- **What you are asked to do**: Return only the lines from the top of the data down to the one that holds "return 1 - y / H", both included, without any pictures.

## begin

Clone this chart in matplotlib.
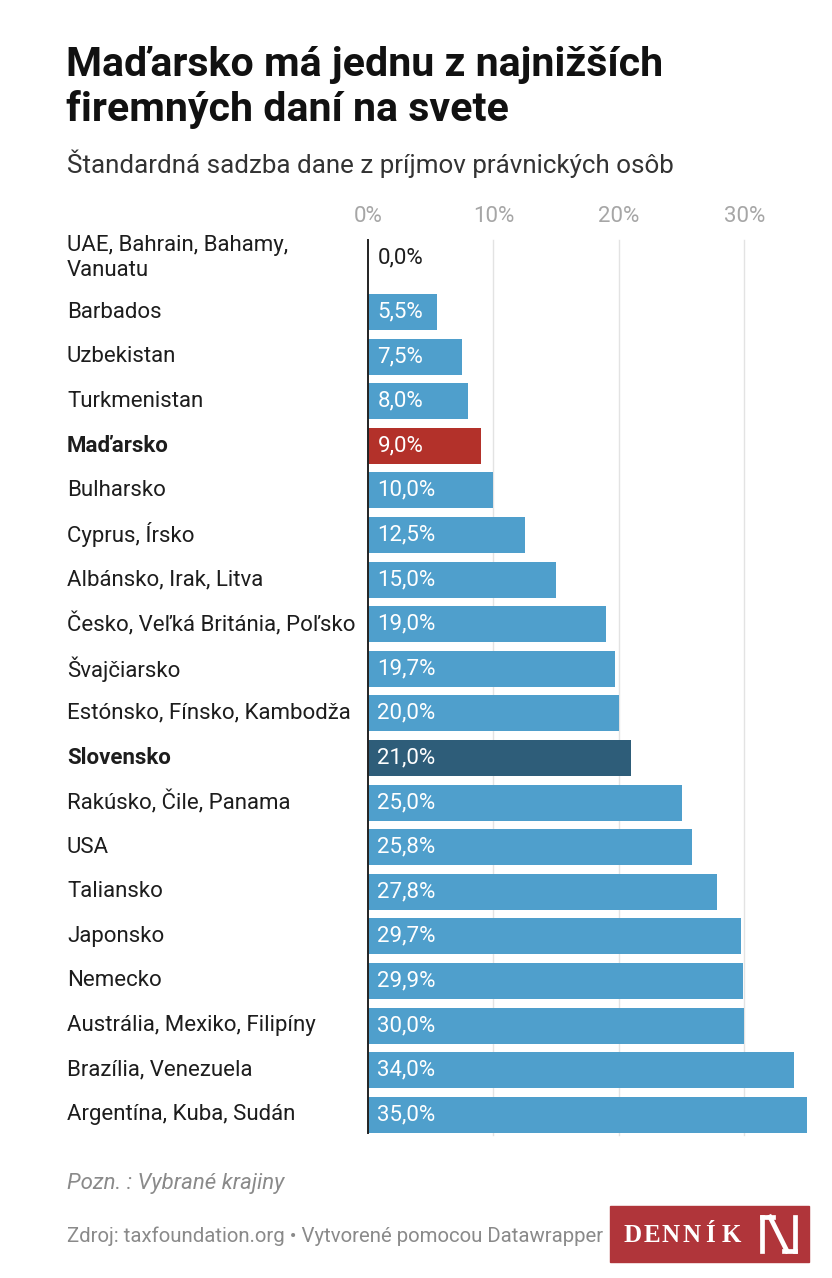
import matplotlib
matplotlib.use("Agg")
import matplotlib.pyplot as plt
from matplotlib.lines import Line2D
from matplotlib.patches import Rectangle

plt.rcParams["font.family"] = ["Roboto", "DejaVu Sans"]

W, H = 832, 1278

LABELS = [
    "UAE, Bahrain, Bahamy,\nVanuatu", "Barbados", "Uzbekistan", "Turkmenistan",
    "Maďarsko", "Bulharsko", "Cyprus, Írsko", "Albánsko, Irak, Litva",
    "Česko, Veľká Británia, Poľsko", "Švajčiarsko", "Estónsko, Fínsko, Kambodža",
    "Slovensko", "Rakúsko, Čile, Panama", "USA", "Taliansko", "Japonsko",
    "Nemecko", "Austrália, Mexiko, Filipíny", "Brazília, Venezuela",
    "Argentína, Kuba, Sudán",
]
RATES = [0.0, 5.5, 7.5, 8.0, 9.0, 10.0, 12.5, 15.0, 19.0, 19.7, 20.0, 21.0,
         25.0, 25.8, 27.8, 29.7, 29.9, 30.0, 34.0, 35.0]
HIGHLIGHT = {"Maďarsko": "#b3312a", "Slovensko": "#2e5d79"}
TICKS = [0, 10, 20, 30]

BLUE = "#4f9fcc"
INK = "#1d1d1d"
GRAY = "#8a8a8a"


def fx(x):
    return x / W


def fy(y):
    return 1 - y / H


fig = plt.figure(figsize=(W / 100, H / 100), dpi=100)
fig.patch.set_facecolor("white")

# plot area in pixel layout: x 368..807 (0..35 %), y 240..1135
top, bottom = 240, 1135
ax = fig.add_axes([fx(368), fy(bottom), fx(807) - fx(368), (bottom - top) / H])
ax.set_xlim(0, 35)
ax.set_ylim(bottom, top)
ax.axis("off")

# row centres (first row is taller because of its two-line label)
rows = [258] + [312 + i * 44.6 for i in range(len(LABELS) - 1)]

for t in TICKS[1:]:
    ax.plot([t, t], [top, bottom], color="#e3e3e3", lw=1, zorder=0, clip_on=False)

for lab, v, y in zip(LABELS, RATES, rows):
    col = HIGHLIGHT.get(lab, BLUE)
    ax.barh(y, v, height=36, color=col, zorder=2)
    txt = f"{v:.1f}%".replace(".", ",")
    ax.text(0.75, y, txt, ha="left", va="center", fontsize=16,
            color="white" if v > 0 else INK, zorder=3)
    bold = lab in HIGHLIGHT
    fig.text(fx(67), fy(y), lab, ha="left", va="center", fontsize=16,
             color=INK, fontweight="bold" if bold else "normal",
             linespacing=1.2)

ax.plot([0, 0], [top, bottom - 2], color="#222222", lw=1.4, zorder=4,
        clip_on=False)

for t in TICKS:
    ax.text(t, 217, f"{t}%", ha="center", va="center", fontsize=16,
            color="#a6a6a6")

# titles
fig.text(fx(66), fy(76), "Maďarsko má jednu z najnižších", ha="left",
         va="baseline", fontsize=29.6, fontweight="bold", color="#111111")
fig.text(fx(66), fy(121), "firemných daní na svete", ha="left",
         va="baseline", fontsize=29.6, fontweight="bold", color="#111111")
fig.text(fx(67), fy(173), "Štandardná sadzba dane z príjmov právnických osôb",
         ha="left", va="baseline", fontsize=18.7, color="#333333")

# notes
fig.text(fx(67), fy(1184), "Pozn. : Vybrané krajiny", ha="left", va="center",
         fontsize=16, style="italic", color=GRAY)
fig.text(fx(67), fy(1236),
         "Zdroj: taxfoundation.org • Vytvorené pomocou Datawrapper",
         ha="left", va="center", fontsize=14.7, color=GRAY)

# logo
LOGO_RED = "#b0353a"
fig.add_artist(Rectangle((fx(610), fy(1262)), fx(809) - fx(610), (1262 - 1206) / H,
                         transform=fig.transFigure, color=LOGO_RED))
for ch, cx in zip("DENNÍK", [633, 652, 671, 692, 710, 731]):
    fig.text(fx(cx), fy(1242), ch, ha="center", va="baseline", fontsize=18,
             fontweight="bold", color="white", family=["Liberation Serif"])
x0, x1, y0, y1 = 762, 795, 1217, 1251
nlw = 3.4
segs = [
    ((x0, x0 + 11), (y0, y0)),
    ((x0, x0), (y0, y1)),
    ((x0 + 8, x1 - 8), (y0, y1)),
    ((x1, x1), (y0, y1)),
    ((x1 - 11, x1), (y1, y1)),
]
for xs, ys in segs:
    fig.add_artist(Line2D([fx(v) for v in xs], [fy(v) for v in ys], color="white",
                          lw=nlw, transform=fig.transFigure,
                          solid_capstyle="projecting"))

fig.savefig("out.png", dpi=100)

## end

- **Written solution**:
Clone this chart in matplotlib.
import matplotlib
matplotlib.use("Agg")
import matplotlib.pyplot as plt
from matplotlib.lines import Line2D
from matplotlib.patches import Rectangle

plt.rcParams["font.family"] = ["Roboto", "DejaVu Sans"]

W, H = 832, 1278

LABELS = [
    "UAE, Bahrain, Bahamy,\nVanuatu", "Barbados", "Uzbekistan", "Turkmenistan",
    "Maďarsko", "Bulharsko", "Cyprus, Írsko", "Albánsko, Irak, Litva",
    "Česko, Veľká Británia, Poľsko", "Švajčiarsko", "Estónsko, Fínsko, Kambodža",
    "Slovensko", "Rakúsko, Čile, Panama", "USA", "Taliansko", "Japonsko",
    "Nemecko", "Austrália, Mexiko, Filipíny", "Brazília, Venezuela",
    "Argentína, Kuba, Sudán",
]
RATES = [0.0, 5.5, 7.5, 8.0, 9.0, 10.0, 12.5, 15.0, 19.0, 19.7, 20.0, 21.0,
         25.0, 25.8, 27.8, 29.7, 29.9, 30.0, 34.0, 35.0]
HIGHLIGHT = {"Maďarsko": "#b3312a", "Slovensko": "#2e5d79"}
TICKS = [0, 10, 20, 30]

BLUE = "#4f9fcc"
INK = "#1d1d1d"
GRAY = "#8a8a8a"


def fx(x):
    return x / W


def fy(y):
    return 1 - y / H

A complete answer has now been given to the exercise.